U.S. citizens who enter into fraudulent marriages assume great personal liability. The foreign spouse may gain access to sensitive, personal information including, but not limited to, bank accounts,
safe deposit boxes, retirement and investment accounts, personal identity information, and family heirlooms. Terrorists and other criminals can use marriage fraud as a vehicle to enter the United States, often due to the willingness of U.S. citizens to participate in marriage fraud schemes. They can then hide their identity, gain unlawful employment, access government buildings, and open bank accounts and businesses to conduct further criminal activity. Participants in marriage fraud may, knowingly or unknowingly, be aiding terrorists, foreign intelligence or other criminal organizations, and will be held accountable.
Had a good friend and roomie that married and emigrated to Australia. Holy crap, they crawled around her life for around a year before the OK came through. She shared her hard drive with the emails, IRQ chats, and every other format of communication they shared to prove there was an actual long distance relationship [including pictures and videos of when he came over for a visit 8 months before they decided to try and get married] Deposed my husband and I and several other friends who knew about him and met him when he did come over. I am pretty sure they also ended up with our phone records as well.
My girlfriend and I knew we were going to get married, but we had to hurry things up for greencard purposes. At our INS interview in NYC, we pulled out our photo album detailing the last 4 years of our life, and started cooing over our cat’s photos, bickering about where a specific holiday snapshot was taken, etc. You could see our interviewer’s eyes glaze over with boredom.
I knew a woman that married a Polish national in exchange for, as I recall, a couple thousand dollars with the understanding they’d later divorce. He promptly disappeared, no contact information at all, and she had doubts about the actual spelling of his name. It was a big secret. We were casually seeing each other at the time and I wound up being a +1 to a wedding for her cousin. Before we got there, she said to not tell any relatives (such as her parents) about the marriage, they didn’t know.

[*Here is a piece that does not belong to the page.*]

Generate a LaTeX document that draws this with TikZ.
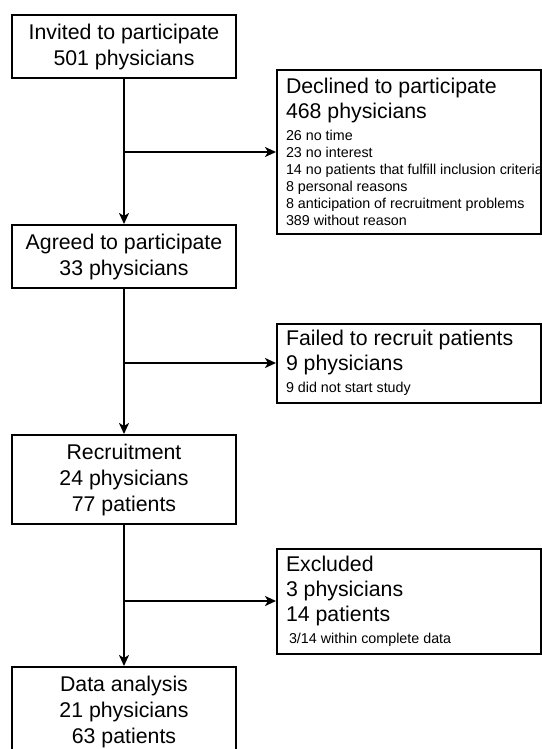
\documentclass[tikz,border=0pt]{standalone}
\usepackage{fontspec}
\setmainfont{Liberation Sans}
\usetikzlibrary{arrows.meta}
\newcommand{\notefont}{\fontsize{14.3}{17}\selectfont\spaceskip=0pt\xspaceskip=0pt}

\begin{document}
\begin{tikzpicture}[x=1pt,y=-1pt,
  leftbox/.style={draw,line width=2pt,minimum width=224pt,inner sep=0pt,align=center,font=\fontsize{21.3}{26}\selectfont},
  rightbox/.style={draw,line width=2pt,anchor=west,text width=246pt,inner xsep=9pt,inner ysep=0pt,align=flush left,font=\fontsize{21.3}{25}\selectfont},
  arr/.style={line width=2pt,-{Stealth[length=11pt,width=10pt,inset=3pt]}}]
\path[use as bounding box] (0,0) rectangle (541,749);
\node[leftbox,minimum height=63pt] (invited) at (124,46.5) {Invited to participate\\501 physicians};
\node[leftbox,minimum height=63pt] (agreed) at (124,256.5) {Agreed to participate\\33 physicians};
\node[leftbox,minimum height=89pt] (recruit) at (124,479.5) {Recruitment\\24 physicians\\77 patients};
\node[leftbox,minimum height=89pt] (analysis) at (124,711.5) {Data analysis\\21 physicians\\63 patients};
\node[rightbox,minimum height=164pt] (declined) at (276,152) {\spaceskip=0pt Declined to participate\\468 physicians\par\vspace{5pt}\notefont 26 no time\\23 no interest\\\makebox[\linewidth][l]{14 no patients that fulfill inclusion criteria}\\8 personal reasons\\8 anticipation of recruitment problems\\389 without reason\par};
\node[rightbox,minimum height=79pt] (failed) at (276,363) {\spaceskip=0pt Failed to recruit patients\\9 physicians\par\vspace{5pt}\notefont 9 did not start study\par};
\node[rightbox,minimum height=105pt] (excluded) at (276,601) {\spaceskip=0pt Excluded\\3 physicians\\14 patients\par\vspace{5pt}\notefont\hspace*{3pt}3/14 within complete data\par};
\draw[arr] (invited) -- (agreed);
\draw[arr] (agreed) -- (recruit);
\draw[arr] (recruit) -- (analysis);
\draw[arr] (invited.south |- declined.west) -- (declined.west);
\draw[arr] (agreed.south |- failed.west) -- (failed.west);
\draw[arr] (recruit.south |- excluded.west) -- (excluded.west);
\end{tikzpicture}
\end{document}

It also would mean extra hassle in case she’d ever want to remarry. I think you can divorce based on abandonment but it wasnt what she signed up for. And there’s always that worry that he signs up for a joint account or loans or something.
Say I meet a woman, we hit it off, I fall in love, get married, I sponsor her citizenship, and once she gets it and waits the requisite period of time, she files for divorce. It was fraud on her part from the get go, but I really was in love, and didn’t know her intent.
My initial thought was that there’s no niece, but the co-worker is the one being scammed (and the OP may end up being collateral damage).
The story just kinda sounds like something he was told to say. Like the people buying hundreds of dollars of iTunes cards and nervously telling the cashier they’re a wedding present for someone.
I’d bet it’s a seduction angle…“date” is often equivalent to “have sex with.” If she can sleep with you, she can get pregnant and if that child is born here, s/he is an American citizen. Maybe they aren’t going for an outright victory but rather, a delaying tactic?
Of course, but also: anybody could father the child and she could claim it belongs to the OP.
Wasn’t that how it went in the TV series “Taxi” when Latka and Simka went to INS?
For a conviction, they’d need to prove intent beyond a reasonable doubt. Difficult to do if you genuinely didn’t have intent, although the fraud-perpetrating immigrant might cut a deal to testify against you in exchange for leniency.
A paternity test would quickly put the lie to this.
IANAD but quite possibly true. Desperate people will bluff, however…and if OP did have sex with her it’s possible he would be the father. If the people are willing to lie to the government of course they’ll lie to the OP—I wouldn’t try outfoxing them.
Interesting that they haven’t said what’s in it for the OP. It’s best to avoid the whole thing, I’d say.